• [Your instructions]:
State how many lines in the listing below include the word "chart", and add nothing besides the number.

+++

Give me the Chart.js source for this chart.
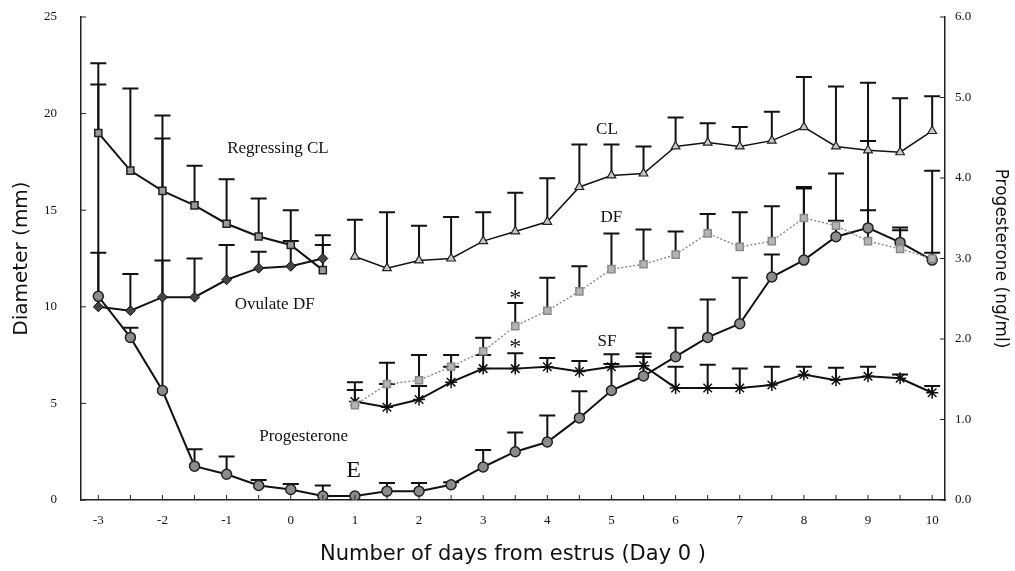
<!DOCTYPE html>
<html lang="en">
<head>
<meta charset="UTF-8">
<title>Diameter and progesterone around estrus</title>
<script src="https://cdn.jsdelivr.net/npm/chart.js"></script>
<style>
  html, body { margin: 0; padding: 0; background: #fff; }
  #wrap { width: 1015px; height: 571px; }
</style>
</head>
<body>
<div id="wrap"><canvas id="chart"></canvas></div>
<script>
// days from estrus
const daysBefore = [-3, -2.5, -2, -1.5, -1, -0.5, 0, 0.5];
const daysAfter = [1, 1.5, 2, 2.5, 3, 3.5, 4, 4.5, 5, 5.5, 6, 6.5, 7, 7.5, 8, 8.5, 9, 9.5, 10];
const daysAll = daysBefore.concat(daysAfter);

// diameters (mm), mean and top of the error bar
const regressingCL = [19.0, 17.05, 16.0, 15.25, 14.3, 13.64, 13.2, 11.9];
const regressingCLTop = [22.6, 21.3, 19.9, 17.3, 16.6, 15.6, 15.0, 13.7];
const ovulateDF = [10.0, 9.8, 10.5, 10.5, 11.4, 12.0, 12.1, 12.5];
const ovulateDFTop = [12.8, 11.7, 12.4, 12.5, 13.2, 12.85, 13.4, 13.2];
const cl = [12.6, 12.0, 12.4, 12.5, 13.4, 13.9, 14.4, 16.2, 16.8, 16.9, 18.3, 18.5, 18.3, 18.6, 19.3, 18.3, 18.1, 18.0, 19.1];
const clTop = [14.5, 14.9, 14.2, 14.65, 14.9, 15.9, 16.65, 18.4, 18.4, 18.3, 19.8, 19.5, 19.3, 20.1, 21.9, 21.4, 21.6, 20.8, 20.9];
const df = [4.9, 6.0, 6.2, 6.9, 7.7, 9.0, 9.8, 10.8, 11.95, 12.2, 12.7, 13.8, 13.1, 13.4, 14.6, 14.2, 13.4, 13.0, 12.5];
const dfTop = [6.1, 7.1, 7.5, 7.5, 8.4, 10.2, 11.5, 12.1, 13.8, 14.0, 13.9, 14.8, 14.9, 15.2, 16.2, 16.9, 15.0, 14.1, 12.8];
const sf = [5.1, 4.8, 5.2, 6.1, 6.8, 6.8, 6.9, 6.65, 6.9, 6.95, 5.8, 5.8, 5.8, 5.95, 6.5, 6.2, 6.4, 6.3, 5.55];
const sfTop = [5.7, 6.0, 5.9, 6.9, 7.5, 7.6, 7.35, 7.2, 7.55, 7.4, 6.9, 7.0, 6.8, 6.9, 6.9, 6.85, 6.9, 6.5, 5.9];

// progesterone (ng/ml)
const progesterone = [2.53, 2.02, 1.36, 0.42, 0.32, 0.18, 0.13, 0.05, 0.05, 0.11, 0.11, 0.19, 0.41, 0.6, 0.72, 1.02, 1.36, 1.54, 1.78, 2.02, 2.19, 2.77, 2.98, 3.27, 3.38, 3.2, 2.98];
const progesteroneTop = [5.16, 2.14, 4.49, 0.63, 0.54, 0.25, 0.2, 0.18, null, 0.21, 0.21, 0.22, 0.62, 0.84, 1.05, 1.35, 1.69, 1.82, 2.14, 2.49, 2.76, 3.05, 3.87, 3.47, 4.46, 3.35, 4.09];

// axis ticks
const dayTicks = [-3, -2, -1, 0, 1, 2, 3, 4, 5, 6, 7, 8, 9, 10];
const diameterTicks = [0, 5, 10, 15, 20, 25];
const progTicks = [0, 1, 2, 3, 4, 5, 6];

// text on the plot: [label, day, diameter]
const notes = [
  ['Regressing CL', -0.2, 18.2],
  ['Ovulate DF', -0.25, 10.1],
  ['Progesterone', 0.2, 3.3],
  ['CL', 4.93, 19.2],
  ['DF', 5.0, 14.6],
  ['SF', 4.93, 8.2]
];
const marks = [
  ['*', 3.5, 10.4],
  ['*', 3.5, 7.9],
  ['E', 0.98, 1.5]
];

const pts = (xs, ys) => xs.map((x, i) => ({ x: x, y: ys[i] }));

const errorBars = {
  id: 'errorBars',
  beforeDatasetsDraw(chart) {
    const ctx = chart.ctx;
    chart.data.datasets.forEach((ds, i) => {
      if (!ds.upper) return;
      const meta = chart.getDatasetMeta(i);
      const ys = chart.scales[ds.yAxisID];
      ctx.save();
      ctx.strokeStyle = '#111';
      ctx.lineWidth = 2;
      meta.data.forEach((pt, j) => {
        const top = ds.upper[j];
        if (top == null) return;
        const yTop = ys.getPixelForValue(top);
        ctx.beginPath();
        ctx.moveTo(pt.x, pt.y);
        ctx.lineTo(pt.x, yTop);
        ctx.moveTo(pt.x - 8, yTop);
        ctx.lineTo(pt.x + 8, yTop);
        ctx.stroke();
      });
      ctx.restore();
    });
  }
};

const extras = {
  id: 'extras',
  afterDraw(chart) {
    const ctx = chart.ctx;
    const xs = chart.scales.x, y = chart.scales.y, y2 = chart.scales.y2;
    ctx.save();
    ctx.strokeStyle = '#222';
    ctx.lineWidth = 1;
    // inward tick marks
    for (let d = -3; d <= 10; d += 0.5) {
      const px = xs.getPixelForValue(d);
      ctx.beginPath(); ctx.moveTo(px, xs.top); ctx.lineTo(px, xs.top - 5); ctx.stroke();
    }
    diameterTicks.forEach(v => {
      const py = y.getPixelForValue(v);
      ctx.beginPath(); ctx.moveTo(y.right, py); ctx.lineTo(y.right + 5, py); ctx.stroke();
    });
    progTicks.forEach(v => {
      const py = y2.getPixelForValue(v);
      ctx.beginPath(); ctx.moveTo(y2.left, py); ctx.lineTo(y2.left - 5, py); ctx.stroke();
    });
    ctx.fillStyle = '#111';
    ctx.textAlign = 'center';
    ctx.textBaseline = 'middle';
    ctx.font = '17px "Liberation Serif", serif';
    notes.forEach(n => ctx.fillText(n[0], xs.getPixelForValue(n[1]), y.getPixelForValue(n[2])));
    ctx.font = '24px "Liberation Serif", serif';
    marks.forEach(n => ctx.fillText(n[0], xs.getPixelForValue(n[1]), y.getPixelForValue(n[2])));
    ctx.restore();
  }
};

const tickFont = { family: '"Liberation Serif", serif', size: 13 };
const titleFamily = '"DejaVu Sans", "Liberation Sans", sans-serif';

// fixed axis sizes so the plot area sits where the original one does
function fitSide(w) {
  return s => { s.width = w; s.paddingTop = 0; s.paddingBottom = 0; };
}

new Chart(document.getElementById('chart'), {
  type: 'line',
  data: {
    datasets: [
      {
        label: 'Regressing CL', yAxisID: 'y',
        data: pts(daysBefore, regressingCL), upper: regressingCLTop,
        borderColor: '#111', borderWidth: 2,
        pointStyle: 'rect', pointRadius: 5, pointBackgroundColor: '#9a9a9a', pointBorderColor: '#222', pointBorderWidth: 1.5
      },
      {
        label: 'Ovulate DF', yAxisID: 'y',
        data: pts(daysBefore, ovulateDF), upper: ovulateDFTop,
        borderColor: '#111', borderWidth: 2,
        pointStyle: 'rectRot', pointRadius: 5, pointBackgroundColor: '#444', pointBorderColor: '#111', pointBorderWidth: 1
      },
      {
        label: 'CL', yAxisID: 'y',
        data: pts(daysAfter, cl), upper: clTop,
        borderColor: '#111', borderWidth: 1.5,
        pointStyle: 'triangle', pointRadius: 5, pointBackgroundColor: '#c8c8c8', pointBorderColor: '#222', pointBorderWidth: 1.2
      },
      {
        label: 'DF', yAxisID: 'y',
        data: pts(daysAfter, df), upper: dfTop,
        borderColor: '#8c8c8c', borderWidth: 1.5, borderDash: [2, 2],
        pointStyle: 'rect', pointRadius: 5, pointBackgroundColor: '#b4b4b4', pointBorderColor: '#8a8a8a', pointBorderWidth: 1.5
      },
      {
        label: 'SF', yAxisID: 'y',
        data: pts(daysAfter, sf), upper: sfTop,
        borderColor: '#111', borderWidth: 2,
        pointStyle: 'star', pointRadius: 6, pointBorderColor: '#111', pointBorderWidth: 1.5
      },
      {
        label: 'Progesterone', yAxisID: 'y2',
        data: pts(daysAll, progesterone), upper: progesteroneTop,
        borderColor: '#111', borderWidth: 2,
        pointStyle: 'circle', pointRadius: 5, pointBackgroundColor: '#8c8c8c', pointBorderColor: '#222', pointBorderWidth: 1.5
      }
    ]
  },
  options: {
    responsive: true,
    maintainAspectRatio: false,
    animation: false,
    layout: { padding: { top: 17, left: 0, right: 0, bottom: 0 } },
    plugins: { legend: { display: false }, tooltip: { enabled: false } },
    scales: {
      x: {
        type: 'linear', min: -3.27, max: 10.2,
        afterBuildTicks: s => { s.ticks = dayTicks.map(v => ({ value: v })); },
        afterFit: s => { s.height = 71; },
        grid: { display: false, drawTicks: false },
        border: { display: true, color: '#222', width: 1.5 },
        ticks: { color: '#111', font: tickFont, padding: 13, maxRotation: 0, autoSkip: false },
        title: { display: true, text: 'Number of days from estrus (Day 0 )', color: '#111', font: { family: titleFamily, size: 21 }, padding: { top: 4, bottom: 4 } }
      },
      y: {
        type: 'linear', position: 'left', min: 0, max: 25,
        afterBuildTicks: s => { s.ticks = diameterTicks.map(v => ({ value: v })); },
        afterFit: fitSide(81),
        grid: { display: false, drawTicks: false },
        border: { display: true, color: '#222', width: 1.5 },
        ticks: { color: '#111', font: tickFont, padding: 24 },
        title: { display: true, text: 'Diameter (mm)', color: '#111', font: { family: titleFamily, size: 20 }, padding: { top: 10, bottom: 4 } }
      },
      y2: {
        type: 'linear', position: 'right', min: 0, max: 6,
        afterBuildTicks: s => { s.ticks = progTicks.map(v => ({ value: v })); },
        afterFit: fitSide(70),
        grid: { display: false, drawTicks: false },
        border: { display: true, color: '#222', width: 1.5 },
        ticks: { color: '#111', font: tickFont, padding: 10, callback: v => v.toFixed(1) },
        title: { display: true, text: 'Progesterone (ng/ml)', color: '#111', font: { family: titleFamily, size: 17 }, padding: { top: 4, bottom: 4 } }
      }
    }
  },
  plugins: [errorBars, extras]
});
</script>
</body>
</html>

+++

• [Exercise answer]:
12